Voilà un moment que je souhaitais voir "Entre les murs", film dont la réputation attisait ma curiosité : une Palme d'Or où le pourfendeur de la bourgeoisie Bégaudeau joue son propre rôle ... je me préparais d'avance à prendre une claque de réalisme dans la gueule.
Les 2 heures de film sont captivantes, sans temps mort, effet d'immersion réussie. Les élèves portent cette dynamique, le choix des jeunes acteurs est pertinent, on sent leur sincérité et cela sert le réalisme du film. Les interactions prof-élève, prof-prof, prof-parents ont toutes à un moment ou un autre une résonnance avec le réel : une situation vécue, vue ou racontée finalement presque banale, mais qui révèle bien les difficultés systémiques auxquelles est confronté le système scolaire, et qui n'est allée qu'en se crispant toujours un peu plus jusqu'à aujourd'hui (2023).

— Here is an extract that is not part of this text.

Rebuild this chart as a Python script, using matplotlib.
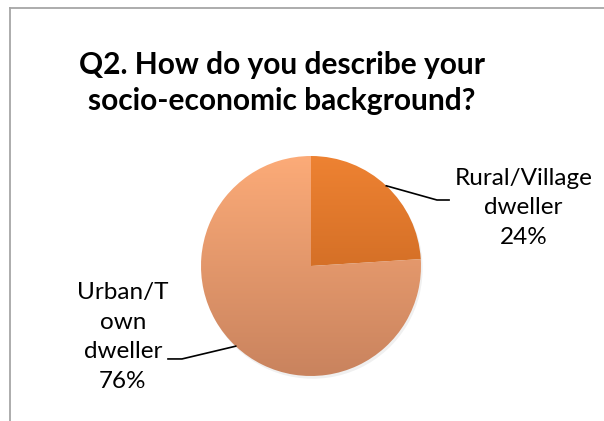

Les réactions parfois lunaires des profs face à des ados évoluant visiblement dans des contextes familiaux et sociaux compliqués m'ont parfois fait froncer les sourcils, mais elles ont le mérite d'illustrer le décalage et l'incompréhension entre ces deux groupes, et la difficulté des profs à exercer un métier qui se transforme en médiation sociale à la charge émotionnelle coûteuse. Le personnage de François est à ce sujet assez ambivalent : il semble être le seul adulte à prendre la responsabilité de s'intéresser au contexte personnel de ses élèves, mais en même temps utilise des méthodes voyeuristes assez irresponsables. Je reprocherais des lignes de dialogues ou certaines situations parfois caricaturales (en particulier le profil des élèves), raison principale qui me pousse à ne pas mettre plus de 7.

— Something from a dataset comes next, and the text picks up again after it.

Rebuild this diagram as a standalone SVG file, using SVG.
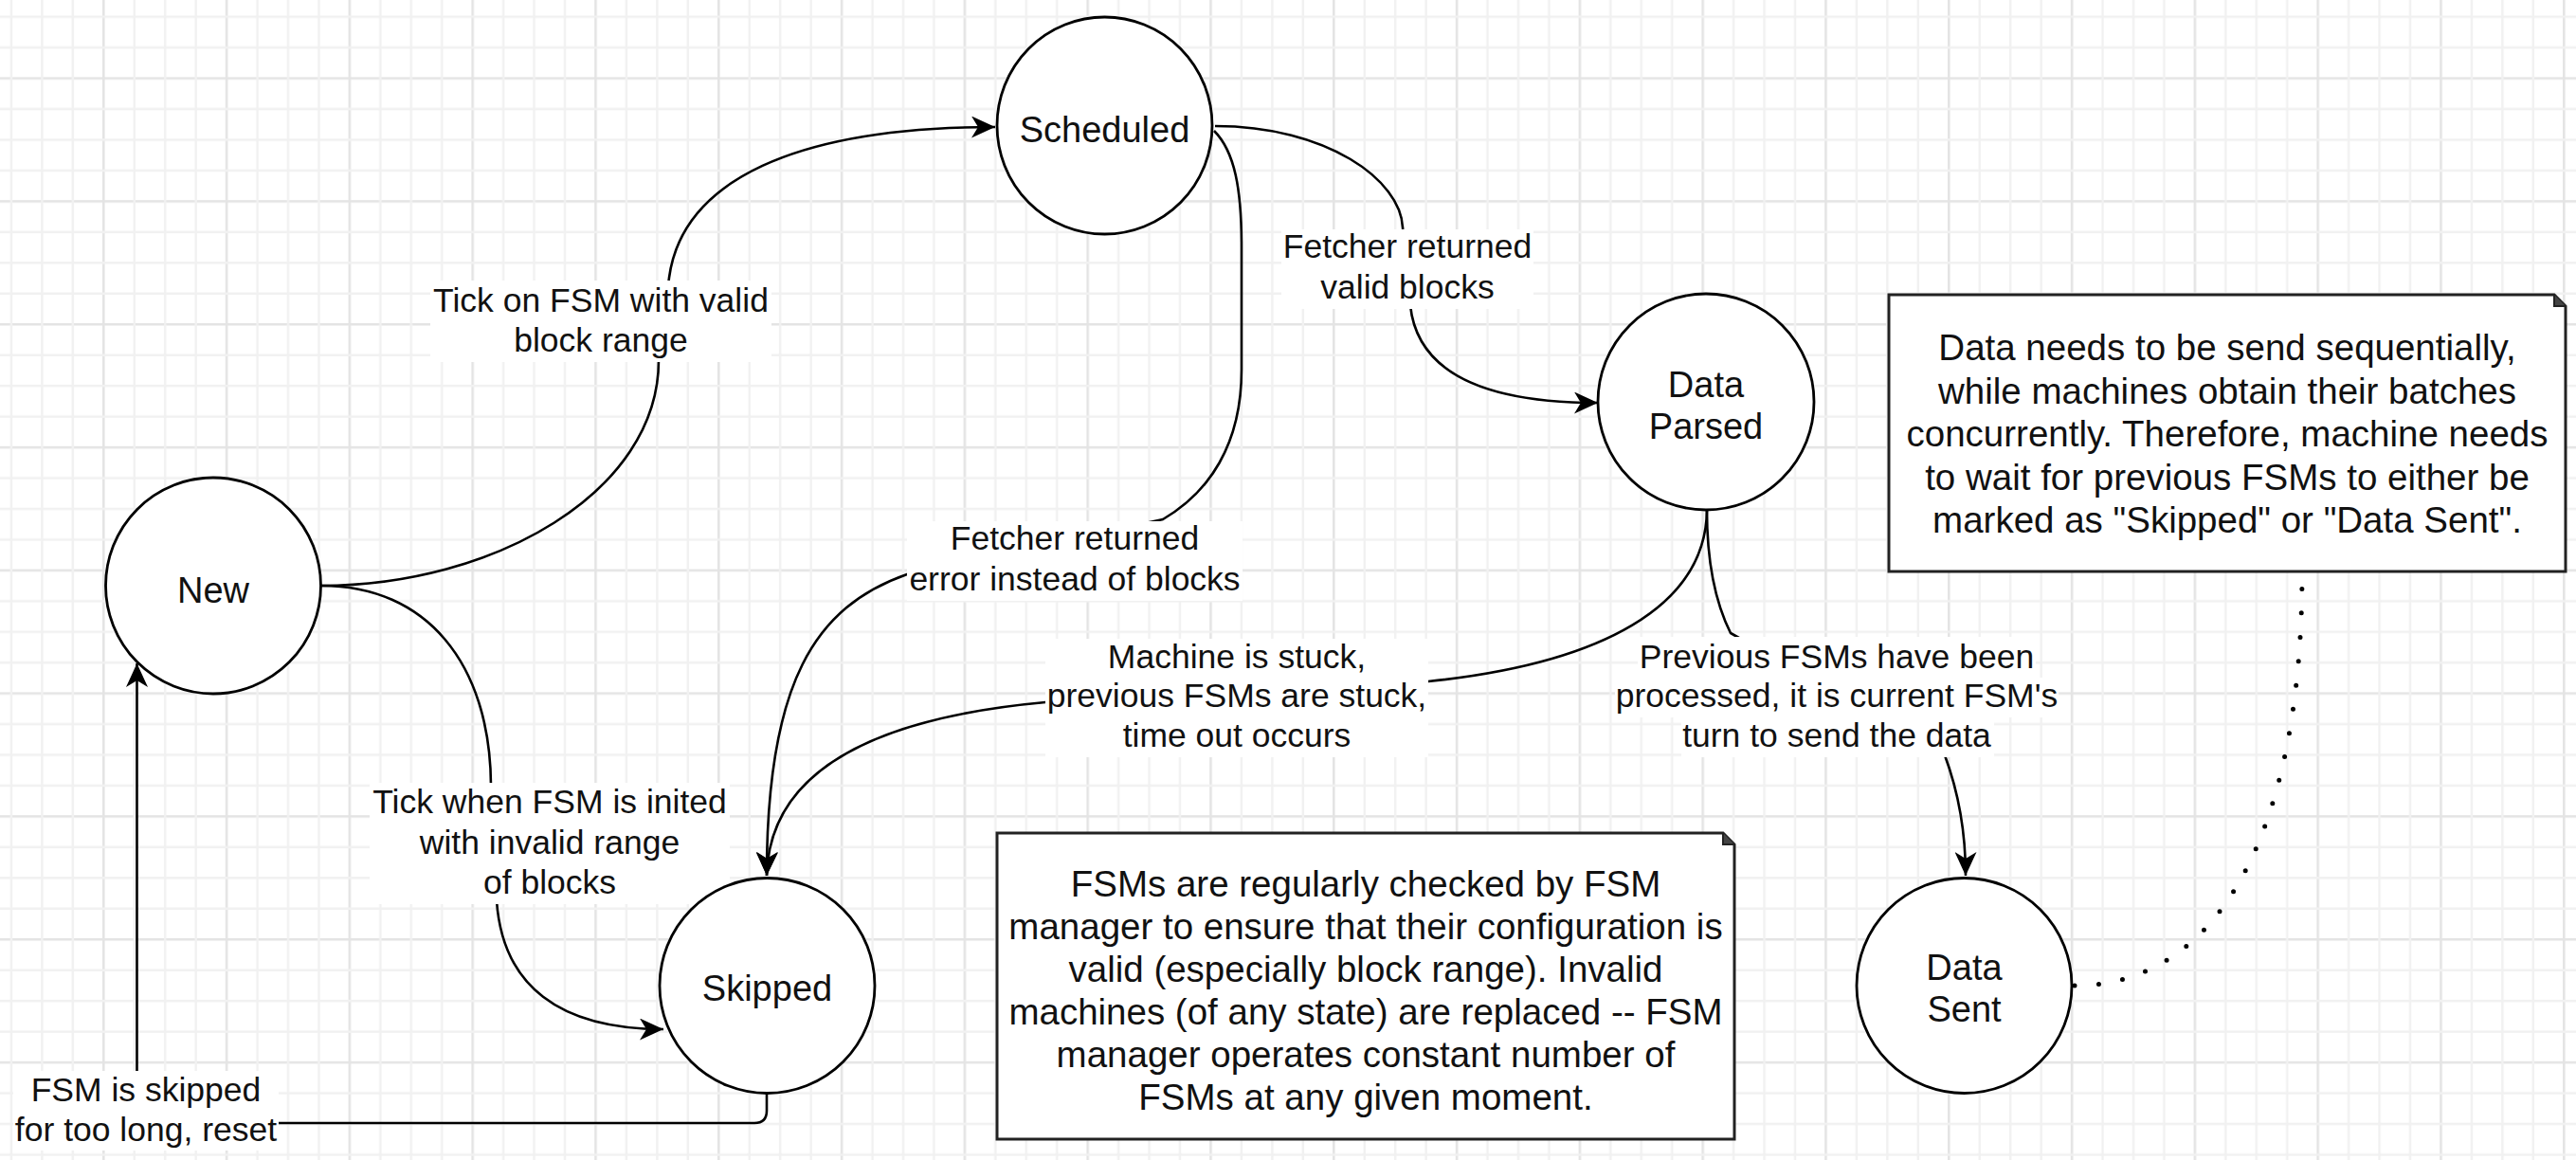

Regardant ce film en 2023, "Entre les murs" n'a finalement pas été une claque. Les échecs de l'institution scolaire dans les banlieues françaises est un sujet qui a été étudié de tous les côtés par la sociologie, et le film fait fi de subtilités qui lui aurait permis d'être un ton plus juste. Cependant il parvient à dessiner des lignes de fracture toujours très actuelles 15 ans plus tard, marque d'une lecture sociale de l'école honnête et empathique.